● PROBLEM REQUIREMENTS
Give an exact copy of every line, leaving images out.
[start]
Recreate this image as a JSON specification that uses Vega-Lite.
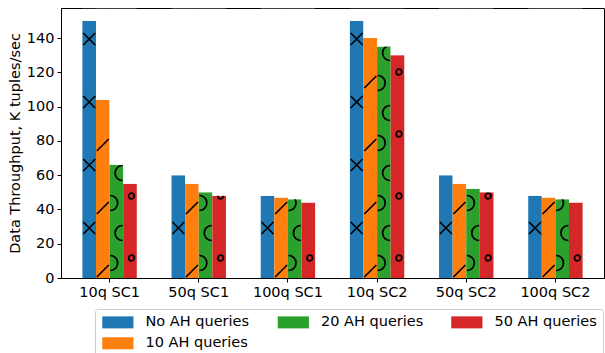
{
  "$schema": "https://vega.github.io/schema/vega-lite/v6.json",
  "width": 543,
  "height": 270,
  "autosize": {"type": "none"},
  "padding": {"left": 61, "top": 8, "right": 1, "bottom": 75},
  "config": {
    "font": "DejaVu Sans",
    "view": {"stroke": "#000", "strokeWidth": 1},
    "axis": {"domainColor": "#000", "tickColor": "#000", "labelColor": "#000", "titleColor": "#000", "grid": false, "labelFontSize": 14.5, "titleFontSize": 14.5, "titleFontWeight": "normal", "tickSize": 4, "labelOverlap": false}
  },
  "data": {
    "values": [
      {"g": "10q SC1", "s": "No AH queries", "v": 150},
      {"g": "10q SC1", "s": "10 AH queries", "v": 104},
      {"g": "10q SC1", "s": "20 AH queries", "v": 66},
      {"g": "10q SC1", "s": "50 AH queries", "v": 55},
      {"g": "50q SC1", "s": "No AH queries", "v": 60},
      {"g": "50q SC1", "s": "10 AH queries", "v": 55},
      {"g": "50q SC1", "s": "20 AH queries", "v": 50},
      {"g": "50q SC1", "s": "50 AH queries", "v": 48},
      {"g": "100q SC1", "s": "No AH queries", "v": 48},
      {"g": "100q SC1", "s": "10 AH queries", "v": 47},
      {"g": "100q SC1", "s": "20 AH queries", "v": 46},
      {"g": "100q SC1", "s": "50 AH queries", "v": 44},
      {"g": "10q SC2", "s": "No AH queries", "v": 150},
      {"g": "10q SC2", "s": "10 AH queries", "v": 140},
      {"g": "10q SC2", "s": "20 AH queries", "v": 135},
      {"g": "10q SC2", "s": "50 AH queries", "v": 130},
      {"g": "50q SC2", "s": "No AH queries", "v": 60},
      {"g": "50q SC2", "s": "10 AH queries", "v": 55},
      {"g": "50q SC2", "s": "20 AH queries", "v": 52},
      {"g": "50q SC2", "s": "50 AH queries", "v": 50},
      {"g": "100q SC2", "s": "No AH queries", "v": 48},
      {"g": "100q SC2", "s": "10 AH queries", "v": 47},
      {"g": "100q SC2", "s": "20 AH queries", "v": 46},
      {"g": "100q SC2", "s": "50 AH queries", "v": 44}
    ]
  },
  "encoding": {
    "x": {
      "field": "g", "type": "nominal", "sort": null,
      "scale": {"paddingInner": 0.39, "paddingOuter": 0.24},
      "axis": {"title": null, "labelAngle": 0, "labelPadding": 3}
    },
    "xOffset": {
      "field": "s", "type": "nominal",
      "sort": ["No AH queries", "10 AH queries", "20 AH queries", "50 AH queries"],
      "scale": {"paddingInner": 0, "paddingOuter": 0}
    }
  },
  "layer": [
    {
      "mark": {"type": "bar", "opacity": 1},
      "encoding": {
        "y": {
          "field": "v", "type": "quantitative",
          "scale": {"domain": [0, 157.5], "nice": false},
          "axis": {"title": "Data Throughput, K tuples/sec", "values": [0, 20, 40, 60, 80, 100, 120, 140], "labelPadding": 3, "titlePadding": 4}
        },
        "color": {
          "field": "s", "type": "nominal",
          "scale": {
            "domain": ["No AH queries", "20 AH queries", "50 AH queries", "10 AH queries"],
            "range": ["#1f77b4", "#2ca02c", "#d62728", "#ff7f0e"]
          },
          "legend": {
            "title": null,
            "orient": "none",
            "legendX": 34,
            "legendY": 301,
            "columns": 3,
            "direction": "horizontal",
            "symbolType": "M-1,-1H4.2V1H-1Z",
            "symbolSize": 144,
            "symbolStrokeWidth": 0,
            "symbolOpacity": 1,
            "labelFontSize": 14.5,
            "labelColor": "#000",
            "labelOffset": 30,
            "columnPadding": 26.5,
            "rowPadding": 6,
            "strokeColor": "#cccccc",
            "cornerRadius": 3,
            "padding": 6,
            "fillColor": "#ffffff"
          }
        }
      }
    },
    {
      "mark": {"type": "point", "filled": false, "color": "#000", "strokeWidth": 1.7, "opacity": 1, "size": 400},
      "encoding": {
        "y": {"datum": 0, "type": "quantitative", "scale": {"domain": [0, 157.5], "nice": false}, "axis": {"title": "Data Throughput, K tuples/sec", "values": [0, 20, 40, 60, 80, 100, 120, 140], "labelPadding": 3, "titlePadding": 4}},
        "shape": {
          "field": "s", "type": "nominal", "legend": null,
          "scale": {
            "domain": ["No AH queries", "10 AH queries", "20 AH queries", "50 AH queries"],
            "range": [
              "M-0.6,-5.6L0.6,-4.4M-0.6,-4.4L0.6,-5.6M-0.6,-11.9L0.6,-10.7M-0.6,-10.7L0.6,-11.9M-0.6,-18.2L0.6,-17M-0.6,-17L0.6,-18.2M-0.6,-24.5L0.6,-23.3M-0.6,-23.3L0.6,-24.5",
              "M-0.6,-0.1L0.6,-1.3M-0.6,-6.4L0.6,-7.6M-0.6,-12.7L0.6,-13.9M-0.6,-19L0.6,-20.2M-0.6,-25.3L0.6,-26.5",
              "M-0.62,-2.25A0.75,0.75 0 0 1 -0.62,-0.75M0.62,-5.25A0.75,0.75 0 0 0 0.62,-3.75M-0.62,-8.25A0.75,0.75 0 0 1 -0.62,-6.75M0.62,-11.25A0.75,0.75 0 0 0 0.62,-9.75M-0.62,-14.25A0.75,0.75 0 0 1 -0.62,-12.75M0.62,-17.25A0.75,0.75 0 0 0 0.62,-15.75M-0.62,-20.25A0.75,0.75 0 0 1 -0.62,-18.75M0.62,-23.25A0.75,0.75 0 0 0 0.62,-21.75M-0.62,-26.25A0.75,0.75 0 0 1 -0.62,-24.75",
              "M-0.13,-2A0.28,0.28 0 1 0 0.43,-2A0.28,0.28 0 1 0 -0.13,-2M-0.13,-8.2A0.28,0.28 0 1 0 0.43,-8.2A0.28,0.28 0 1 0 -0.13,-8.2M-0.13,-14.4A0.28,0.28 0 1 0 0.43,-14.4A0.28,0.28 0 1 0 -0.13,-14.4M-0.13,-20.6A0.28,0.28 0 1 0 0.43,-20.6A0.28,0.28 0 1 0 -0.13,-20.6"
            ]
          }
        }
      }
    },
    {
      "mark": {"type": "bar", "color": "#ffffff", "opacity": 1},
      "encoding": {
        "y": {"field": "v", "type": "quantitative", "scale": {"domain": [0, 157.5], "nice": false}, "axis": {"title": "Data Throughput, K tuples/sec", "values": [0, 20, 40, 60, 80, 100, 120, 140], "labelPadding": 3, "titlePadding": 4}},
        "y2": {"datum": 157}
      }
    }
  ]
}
[end]
● WRITTEN ANSWER
Recreate this image as a JSON specification that uses Vega-Lite.
{
  "$schema": "https://vega.github.io/schema/vega-lite/v6.json",
  "width": 543,
  "height": 270,
  "autosize": {"type": "none"},
  "padding": {"left": 61, "top": 8, "right": 1, "bottom": 75},
  "config": {
    "font": "DejaVu Sans",
    "view": {"stroke": "#000", "strokeWidth": 1},
    "axis": {"domainColor": "#000", "tickColor": "#000", "labelColor": "#000", "titleColor": "#000", "grid": false, "labelFontSize": 14.5, "titleFontSize": 14.5, "titleFontWeight": "normal", "tickSize": 4, "labelOverlap": false}
  },
  "data": {
    "values": [
      {"g": "10q SC1", "s": "No AH queries", "v": 150},
      {"g": "10q SC1", "s": "10 AH queries", "v": 104},
      {"g": "10q SC1", "s": "20 AH queries", "v": 66},
      {"g": "10q SC1", "s": "50 AH queries", "v": 55},
      {"g": "50q SC1", "s": "No AH queries", "v": 60},
      {"g": "50q SC1", "s": "10 AH queries", "v": 55},
      {"g": "50q SC1", "s": "20 AH queries", "v": 50},
      {"g": "50q SC1", "s": "50 AH queries", "v": 48},
      {"g": "100q SC1", "s": "No AH queries", "v": 48},
      {"g": "100q SC1", "s": "10 AH queries", "v": 47},
      {"g": "100q SC1", "s": "20 AH queries", "v": 46},
      {"g": "100q SC1", "s": "50 AH queries", "v": 44},
      {"g": "10q SC2", "s": "No AH queries", "v": 150},
      {"g": "10q SC2", "s": "10 AH queries", "v": 140},
      {"g": "10q SC2", "s": "20 AH queries", "v": 135},
      {"g": "10q SC2", "s": "50 AH queries", "v": 130},
      {"g": "50q SC2", "s": "No AH queries", "v": 60},
      {"g": "50q SC2", "s": "10 AH queries", "v": 55},
      {"g": "50q SC2", "s": "20 AH queries", "v": 52},
      {"g": "50q SC2", "s": "50 AH queries", "v": 50},
      {"g": "100q SC2", "s": "No AH queries", "v": 48},
      {"g": "100q SC2", "s": "10 AH queries", "v": 47},
      {"g": "100q SC2", "s": "20 AH queries", "v": 46},
      {"g": "100q SC2", "s": "50 AH queries", "v": 44}
    ]
  },
  "encoding": {
    "x": {
      "field": "g", "type": "nominal", "sort": null,
      "scale": {"paddingInner": 0.39, "paddingOuter": 0.24},
      "axis": {"title": null, "labelAngle": 0, "labelPadding": 3}
    },
    "xOffset": {
      "field": "s", "type": "nominal",
      "sort": ["No AH queries", "10 AH queries", "20 AH queries", "50 AH queries"],
      "scale": {"paddingInner": 0, "paddingOuter": 0}
    }
  },
  "layer": [
    {
      "mark": {"type": "bar", "opacity": 1},
      "encoding": {
        "y": {
          "field": "v", "type": "quantitative",
          "scale": {"domain": [0, 157.5], "nice": false},
          "axis": {"title": "Data Throughput, K tuples/sec", "values": [0, 20, 40, 60, 80, 100, 120, 140], "labelPadding": 3, "titlePadding": 4}
        },
        "color": {
          "field": "s", "type": "nominal",
          "scale": {
            "domain": ["No AH queries", "20 AH queries", "50 AH queries", "10 AH queries"],
            "range": ["#1f77b4", "#2ca02c", "#d62728", "#ff7f0e"]
          },
          "legend": {
            "title": null,
            "orient": "none",
            "legendX": 34,
            "legendY": 301,
            "columns": 3,
            "direction": "horizontal",
            "symbolType": "M-1,-1H4.2V1H-1Z",
            "symbolSize": 144,
            "symbolStrokeWidth": 0,
            "symbolOpacity": 1,
            "labelFontSize": 14.5,
            "labelColor": "#000",
            "labelOffset": 30,
            "columnPadding": 26.5,
            "rowPadding": 6,
            "strokeColor": "#cccccc",
            "cornerRadius": 3,
            "padding": 6,
            "fillColor": "#ffffff"
          }
        }
      }
    },
    {
      "mark": {"type": "point", "filled": false, "color": "#000", "strokeWidth": 1.7, "opacity": 1, "size": 400},
      "encoding": {
        "y": {"datum": 0, "type": "quantitative", "scale": {"domain": [0, 157.5], "nice": false}, "axis": {"title": "Data Throughput, K tuples/sec", "values": [0, 20, 40, 60, 80, 100, 120, 140], "labelPadding": 3, "titlePadding": 4}},
        "shape": {
          "field": "s", "type": "nominal", "legend": null,
          "scale": {
            "domain": ["No AH queries", "10 AH queries", "20 AH queries", "50 AH queries"],
            "range": [
              "M-0.6,-5.6L0.6,-4.4M-0.6,-4.4L0.6,-5.6M-0.6,-11.9L0.6,-10.7M-0.6,-10.7L0.6,-11.9M-0.6,-18.2L0.6,-17M-0.6,-17L0.6,-18.2M-0.6,-24.5L0.6,-23.3M-0.6,-23.3L0.6,-24.5",
              "M-0.6,-0.1L0.6,-1.3M-0.6,-6.4L0.6,-7.6M-0.6,-12.7L0.6,-13.9M-0.6,-19L0.6,-20.2M-0.6,-25.3L0.6,-26.5",
              "M-0.62,-2.25A0.75,0.75 0 0 1 -0.62,-0.75M0.62,-5.25A0.75,0.75 0 0 0 0.62,-3.75M-0.62,-8.25A0.75,0.75 0 0 1 -0.62,-6.75M0.62,-11.25A0.75,0.75 0 0 0 0.62,-9.75M-0.62,-14.25A0.75,0.75 0 0 1 -0.62,-12.75M0.62,-17.25A0.75,0.75 0 0 0 0.62,-15.75M-0.62,-20.25A0.75,0.75 0 0 1 -0.62,-18.75M0.62,-23.25A0.75,0.75 0 0 0 0.62,-21.75M-0.62,-26.25A0.75,0.75 0 0 1 -0.62,-24.75",
              "M-0.13,-2A0.28,0.28 0 1 0 0.43,-2A0.28,0.28 0 1 0 -0.13,-2M-0.13,-8.2A0.28,0.28 0 1 0 0.43,-8.2A0.28,0.28 0 1 0 -0.13,-8.2M-0.13,-14.4A0.28,0.28 0 1 0 0.43,-14.4A0.28,0.28 0 1 0 -0.13,-14.4M-0.13,-20.6A0.28,0.28 0 1 0 0.43,-20.6A0.28,0.28 0 1 0 -0.13,-20.6"
            ]
          }
        }
      }
    },
    {
      "mark": {"type": "bar", "color": "#ffffff", "opacity": 1},
      "encoding": {
        "y": {"field": "v", "type": "quantitative", "scale": {"domain": [0, 157.5], "nice": false}, "axis": {"title": "Data Throughput, K tuples/sec", "values": [0, 20, 40, 60, 80, 100, 120, 140], "labelPadding": 3, "titlePadding": 4}},
        "y2": {"datum": 157}
      }
    }
  ]
}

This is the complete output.